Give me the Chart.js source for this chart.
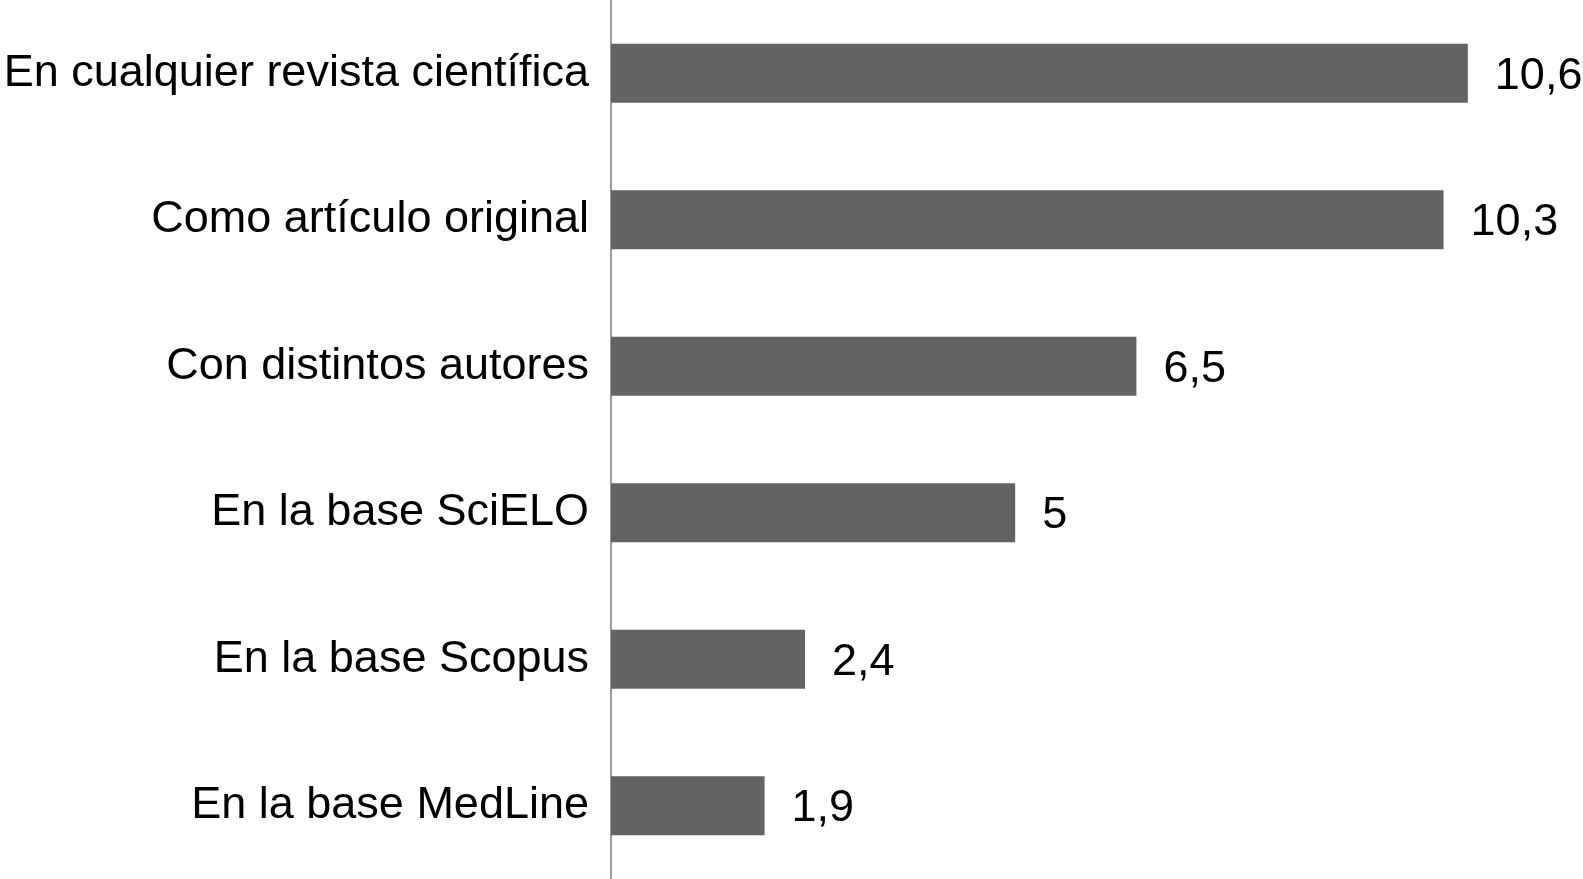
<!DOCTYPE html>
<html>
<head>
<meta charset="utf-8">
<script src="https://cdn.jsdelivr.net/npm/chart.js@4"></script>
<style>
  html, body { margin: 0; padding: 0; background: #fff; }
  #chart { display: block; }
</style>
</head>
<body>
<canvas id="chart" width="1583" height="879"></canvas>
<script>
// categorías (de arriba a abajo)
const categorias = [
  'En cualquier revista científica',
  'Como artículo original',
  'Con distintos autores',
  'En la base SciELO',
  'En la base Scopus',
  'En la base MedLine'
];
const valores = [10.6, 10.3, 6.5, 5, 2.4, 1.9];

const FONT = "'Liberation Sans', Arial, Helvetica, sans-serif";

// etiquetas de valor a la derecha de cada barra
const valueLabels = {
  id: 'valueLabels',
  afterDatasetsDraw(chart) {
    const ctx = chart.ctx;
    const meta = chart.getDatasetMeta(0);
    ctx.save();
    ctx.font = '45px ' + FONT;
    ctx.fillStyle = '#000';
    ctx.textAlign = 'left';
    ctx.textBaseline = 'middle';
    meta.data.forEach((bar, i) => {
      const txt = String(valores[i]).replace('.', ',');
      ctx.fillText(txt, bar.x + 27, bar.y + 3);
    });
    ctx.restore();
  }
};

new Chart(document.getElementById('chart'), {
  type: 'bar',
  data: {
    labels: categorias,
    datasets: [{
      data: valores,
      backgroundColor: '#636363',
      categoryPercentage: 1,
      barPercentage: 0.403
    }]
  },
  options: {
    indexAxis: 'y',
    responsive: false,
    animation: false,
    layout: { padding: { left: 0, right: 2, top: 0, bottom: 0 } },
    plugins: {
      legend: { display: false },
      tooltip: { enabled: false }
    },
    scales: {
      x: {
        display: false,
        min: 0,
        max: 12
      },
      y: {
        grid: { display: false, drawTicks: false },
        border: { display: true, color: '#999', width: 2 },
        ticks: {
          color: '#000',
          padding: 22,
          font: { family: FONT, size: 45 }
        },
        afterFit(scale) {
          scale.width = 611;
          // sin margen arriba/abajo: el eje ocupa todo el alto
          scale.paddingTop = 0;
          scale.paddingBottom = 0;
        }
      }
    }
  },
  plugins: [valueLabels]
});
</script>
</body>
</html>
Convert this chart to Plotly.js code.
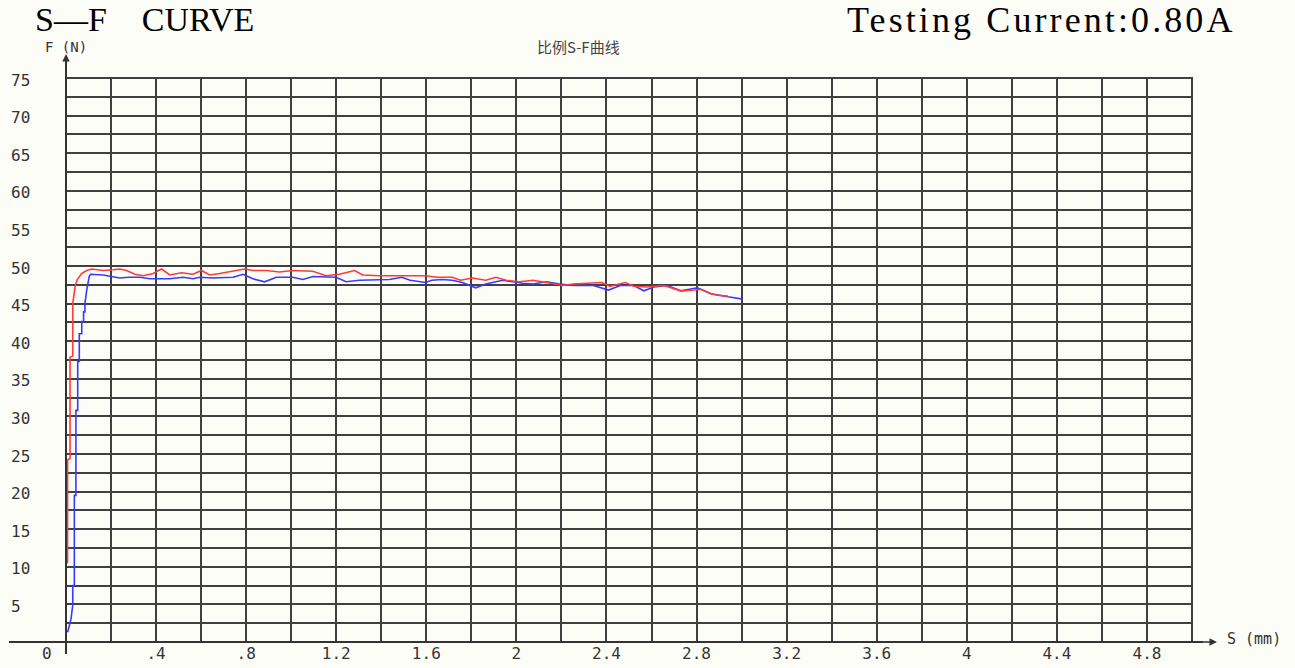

Exercise brief:
Find the count of lines in the data above where the string "this" occurs. Provide that number alone.

Correct output:
2